What is the speed of Halley's comet? .
This razzle dazzle comet visits our skies for a few weeks at intervals of about 76 years. As it loops around the sun it travels at about 300 miles a second, or roughly one million miles an hour. At this speed, the famous comet could travel to the nearest star and back in time for its next visit to our sun. But we know that it does not travel even to the limits of the Solar System.
The orbit of a planet or comet is rarely if ever a perfect circle, Its perihelion is the point where it comes closest to the sun, its aphelion is the point which takes it farthest from the sun. find there is a law which says that an orbiting body must travel faster around its perihelion. Our orbital speed around the sun is a little faster in January, for that is when the earth is about three million miles closer to the sun than it is in July.
The earth’s orbit is also circular, but the orbit of Halley's comet is a long, narrow oval. One end loops close around the sun and the other end makes a U turn out beyond the orbit of Neptune. This great variation in the comets perihelion and aphelion causes a great variation in its orbital speed.
In about 76 years, the comet travels an orbit about 6,000 million miles long. We can get an idea of the variation of its orbital speed by dividing this distance roughly into six parts. One of these sections is completed in a few weeks, two similar sections each take five years and two more sections each take about 15 years. The slowest section, which takes the comet around its aphelion, takes 38 years about half the comets year.
Right now, Halley's comet is making its pokey U turn beyond the orbit of Neptune.
It reached its aphelion in 1948 and is now creeping back towards the sun. In about 15 years it will cross the orbit of Uranus, gradually putting on speed. In five years it will cross the orbit of Saturn and be almost as close as Jupiter.
Now the comet is swinging into the perihelion section of its orbit and its speed increases at a great rate. In a few weeks, it will have crossed the orbits of Mars, the earth, Venus and Mercury, looped around the sun and started the return ,journey to its aphelion.

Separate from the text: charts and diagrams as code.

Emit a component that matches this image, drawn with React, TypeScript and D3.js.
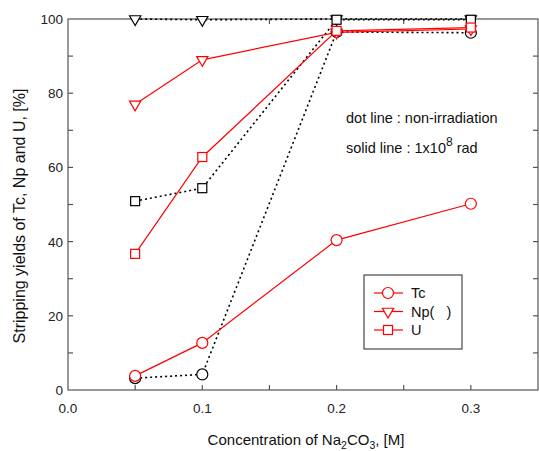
import React, { useRef, useEffect } from "react";
import { select, scaleLinear, line, symbol, symbolTriangle } from "d3";

const concentrations = [0.05, 0.1, 0.2, 0.3];

// solid red: irradiated 1x10^8 rad
const tcIrr = [3.8, 12.7, 40.4, 50.2];
const npIrr = [77.0, 89.0, 96.4, 97.3];
const uIrr = [36.7, 62.8, 96.8, 97.7];

// dotted black: non-irradiation
const tcNon = [3.2, 4.2, 96.5, 96.3];
const npNon = [100, 99.8, 100, 100];
const uNon = [50.9, 54.4, 99.8, 99.8];

const xTicks = [0.0, 0.1, 0.2, 0.3];
const yTicks = [0, 20, 40, 60, 80, 100];
const legendNames = ["Tc", "Np(   )", "U"];

const W = 539;
const H = 451;
const margin = { left: 68, right: 1, top: 19, bottom: 61 };

const FONT = "Arial, 'Liberation Sans', sans-serif";

const App = () => {
  const svgRef = useRef<SVGSVGElement>(null);

  useEffect(() => {
    const svg = select(svgRef.current);
    svg.selectAll("*").remove();

    const x = scaleLinear().domain([0, 0.35]).range([margin.left, W - margin.right]);
    const y = scaleLinear().domain([0, 100]).range([H - margin.bottom, margin.top]);
    const x0 = x(0), x1 = x(0.35), y0 = y(0), y1 = y(100);

    const frame = svg.append("g").attr("stroke", "#555").attr("stroke-width", 1.2);
    frame.append("rect").attr("x", x0).attr("y", y1).attr("width", x1 - x0).attr("height", y0 - y1).attr("fill", "none");

    // ticks, inward, on all sides
    for (let v = 0.05; v < 0.35; v += 0.05) {
      frame.append("line").attr("x1", x(v)).attr("x2", x(v)).attr("y1", y0).attr("y2", y0 - 5);
      frame.append("line").attr("x1", x(v)).attr("x2", x(v)).attr("y1", y1).attr("y2", y1 + 5);
    }
    for (let v = 10; v < 100; v += 10) {
      frame.append("line").attr("x1", x0).attr("x2", x0 + 5).attr("y1", y(v)).attr("y2", y(v));
      frame.append("line").attr("x1", x1).attr("x2", x1 - 5).attr("y1", y(v)).attr("y2", y(v));
    }

    svg.selectAll(".xt").data(xTicks).join("text")
      .attr("x", (d) => x(d)).attr("y", y0 + 23)
      .attr("text-anchor", "middle").attr("font-family", FONT).attr("font-size", 13.5).attr("fill", "#222")
      .text((d) => d.toFixed(1));

    svg.selectAll(".yt").data(yTicks).join("text")
      .attr("x", x0 - 5).attr("y", (d) => y(d) + 5)
      .attr("text-anchor", "end").attr("font-family", FONT).attr("font-size", 13.5).attr("fill", "#222")
      .text((d) => d);

    const xl = svg.append("text").attr("x", 306).attr("y", 445).attr("text-anchor", "middle")
      .attr("font-family", FONT).attr("font-size", 15).attr("fill", "#111");
    xl.append("tspan").text("Concentration of Na");
    xl.append("tspan").attr("dy", 4).attr("font-size", 10.5).text("2");
    xl.append("tspan").attr("dy", -4).text("CO");
    xl.append("tspan").attr("dy", 4).attr("font-size", 10.5).text("3");
    xl.append("tspan").attr("dy", -4).text(", [M]");

    svg.append("text").attr("transform", "translate(25,216) rotate(-90)")
      .attr("text-anchor", "middle").attr("font-family", FONT).attr("font-size", 16).attr("fill", "#111")
      .text("Stripping yields of Tc, Np and U, [%]");

    const ln = line<number>().x((d, i) => x(concentrations[i])).y((d) => y(d));

    const drawMarker = (g, kind, cx, cy, color) => {
      if (kind === "circle") {
        g.append("circle").attr("cx", cx).attr("cy", cy).attr("r", 5.5)
          .attr("fill", "white").attr("stroke", color).attr("stroke-width", 1.2);
      } else if (kind === "square") {
        g.append("rect").attr("x", cx - 4.5).attr("y", cy - 4.5).attr("width", 9).attr("height", 9)
          .attr("fill", "white").attr("stroke", color).attr("stroke-width", 1.2);
      } else {
        g.append("path").attr("d", symbol(symbolTriangle, 55)())
          .attr("transform", `translate(${cx},${cy}) rotate(180)`)
          .attr("fill", "white").attr("stroke", color).attr("stroke-width", 1.2);
      }
    };

    const series = [
      { vals: tcNon, kind: "circle", color: "#000", dash: "2,3" },
      { vals: npNon, kind: "tri", color: "#000", dash: "2,3" },
      { vals: uNon, kind: "square", color: "#000", dash: "2,3" },
      { vals: tcIrr, kind: "circle", color: "#f00", dash: null },
      { vals: npIrr, kind: "tri", color: "#f00", dash: null },
      { vals: uIrr, kind: "square", color: "#f00", dash: null },
    ];

    series.forEach((s) => {
      svg.append("path").attr("d", ln(s.vals)).attr("fill", "none")
        .attr("stroke", s.color).attr("stroke-width", s.dash ? 1.6 : 1.2)
        .attr("stroke-dasharray", s.dash);
    });
    series.forEach((s) => {
      const g = svg.append("g");
      s.vals.forEach((v, i) => drawMarker(g, s.kind, x(concentrations[i]), y(v), s.color));
    });

    // annotations
    svg.append("text").attr("x", 346).attr("y", 123).attr("font-family", FONT).attr("font-size", 14.5)
      .attr("fill", "#111").text("dot line : non-irradiation");
    const sl = svg.append("text").attr("x", 346).attr("y", 153).attr("font-family", FONT).attr("font-size", 14.5)
      .attr("fill", "#111");
    sl.append("tspan").text("solid line : 1x10");
    sl.append("tspan").attr("dy", -7).attr("font-size", 12).text("8");
    sl.append("tspan").attr("dy", 7).text(" rad");

    // legend
    const lg = svg.append("g");
    lg.append("rect").attr("x", 364).attr("y", 275).attr("width", 98).attr("height", 74)
      .attr("fill", "white").attr("stroke", "#222").attr("stroke-width", 1);
    ["circle", "tri", "square"].forEach((k, i) => {
      const cy = 293 + i * 18.5;
      lg.append("line").attr("x1", 374).attr("x2", 403).attr("y1", cy).attr("y2", cy)
        .attr("stroke", "#f00").attr("stroke-width", 1.2);
      drawMarker(lg, k, 388, cy, "#f00");
      lg.append("text").attr("x", 411).attr("y", cy + 5).attr("font-family", FONT).attr("font-size", 14.5)
        .attr("fill", "#111").attr("xml:space", "preserve").style("white-space", "pre").text(legendNames[i]);
    });
  }, []);

  return (
    <svg ref={svgRef} width={W} height={H}
      style={{ position: "absolute", left: 0, top: 0, background: "white" }} />
  );
};

export default App;
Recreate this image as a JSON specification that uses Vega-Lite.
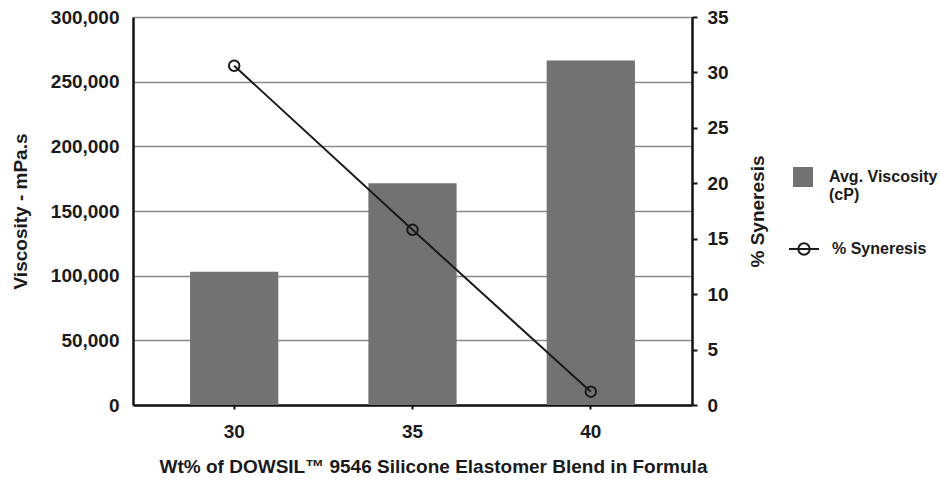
{
  "$schema": "https://vega.github.io/schema/vega-lite/v6.json",
  "width": 559,
  "height": 388,
  "autosize": "none",
  "padding": {"left": 133, "top": 17, "right": 248, "bottom": 82},
  "background": "white",
  "config": {
    "font": "Liberation Sans",
    "view": {"stroke": null},
    "axis": {
      "labelFont": "Liberation Sans",
      "labelFontSize": 19,
      "labelFontWeight": "bold",
      "labelColor": "#1a1a1a",
      "titleFont": "Liberation Sans",
      "titleFontSize": 19,
      "titleFontWeight": "bold",
      "titleColor": "#1a1a1a",
      "domainColor": "#111111",
      "domainWidth": 2.5,
      "tickColor": "#111111",
      "tickWidth": 2,
      "grid": false
    },
    "legend": {
      "labelFont": "Liberation Sans",
      "labelFontSize": 16,
      "labelFontWeight": "bold",
      "labelColor": "#1a1a1a",
      "padding": 0
    }
  },
  "data": {
    "values": [
      {"wt": "30", "viscosity": 103000, "syneresis": 30.6},
      {"wt": "35", "viscosity": 171400, "syneresis": 15.8},
      {"wt": "40", "viscosity": 266300, "syneresis": 1.2}
    ]
  },
  "encoding": {
    "x": {
      "field": "wt",
      "type": "ordinal",
      "scale": {"paddingInner": 0.505, "paddingOuter": 0.32},
      "axis": {
        "title": "Wt% of DOWSIL™ 9546 Silicone Elastomer Blend in Formula",
        "labelAngle": 0,
        "tickSize": 4,
        "labelPadding": 13,
        "titlePadding": 16,
        "titleX": 300
      }
    }
  },
  "layer": [
    {
      "mark": {"type": "bar"},
      "encoding": {
        "y": {
          "field": "viscosity",
          "type": "quantitative",
          "scale": {"domain": [0, 300000], "nice": false},
          "axis": {
            "title": "Viscosity - mPa.s",
            "orient": "left",
            "values": [0, 50000, 100000, 150000, 200000, 250000, 300000],
            "format": ",d",
            "ticks": false,
            "labelPadding": 14,
            "titlePadding": 20,
            "grid": true,
            "gridColor": "#8a8a8a",
            "gridWidth": 1.5
          }
        },
        "fill": {
          "datum": "Avg. Viscosity (cP)",
          "type": "nominal",
          "scale": {"range": ["#727272"]},
          "legend": {
            "title": null,
            "orient": "none",
            "legendX": 660,
            "legendY": 150,
            "symbolType": "square",
            "symbolSize": 400,
            "symbolStrokeWidth": 0,
            "labelOffset": 16,
            "labelExpr": "['Avg. Viscosity', '(cP)']"
          }
        }
      }
    },
    {
      "mark": {
        "type": "line",
        "strokeWidth": 2,
        "point": {"filled": false, "size": 110, "strokeWidth": 2}
      },
      "encoding": {
        "y": {
          "field": "syneresis",
          "type": "quantitative",
          "scale": {"domain": [0, 35], "nice": false},
          "axis": {
            "title": "% Syneresis",
            "orient": "right",
            "values": [0, 5, 10, 15, 20, 25, 30, 35],
            "tickSize": 5,
            "labelPadding": 10,
            "titlePadding": 20,
            "titleAngle": 270,
            "titleBaseline": "top"
          }
        },
        "stroke": {
          "datum": "% Syneresis",
          "type": "nominal",
          "scale": {"range": ["#1a1a1a"]},
          "legend": {
            "title": null,
            "orient": "none",
            "legendX": 655,
            "legendY": 216,
            "symbolType": "M-1,0L1,0M-0.38,0A0.38,0.38 0 1,1 0.38,0A0.38,0.38 0 1,1 -0.38,0",
            "symbolSize": 900,
            "symbolStrokeWidth": 2,
            "symbolFillColor": "transparent",
            "labelOffset": 12
          }
        }
      }
    }
  ],
  "resolve": {"scale": {"y": "independent"}}
}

The next 1,000 million miles will take five years, the next will take 15 years and the aphelion U turn will take 38 years.
We see the great comet soon after it crosses inside the orbit of Mars. Then its head blossoms with hazy light brighter than the brightest star and its long golden tail streams 100 million miles over the sky. For a few weeks we watch it approach and loop close around the sun. Its razzle dazzle glory lasts only a few weeks, and for most of its long journey the comet is a dead, dark bundle of stones and perhaps frozen gases.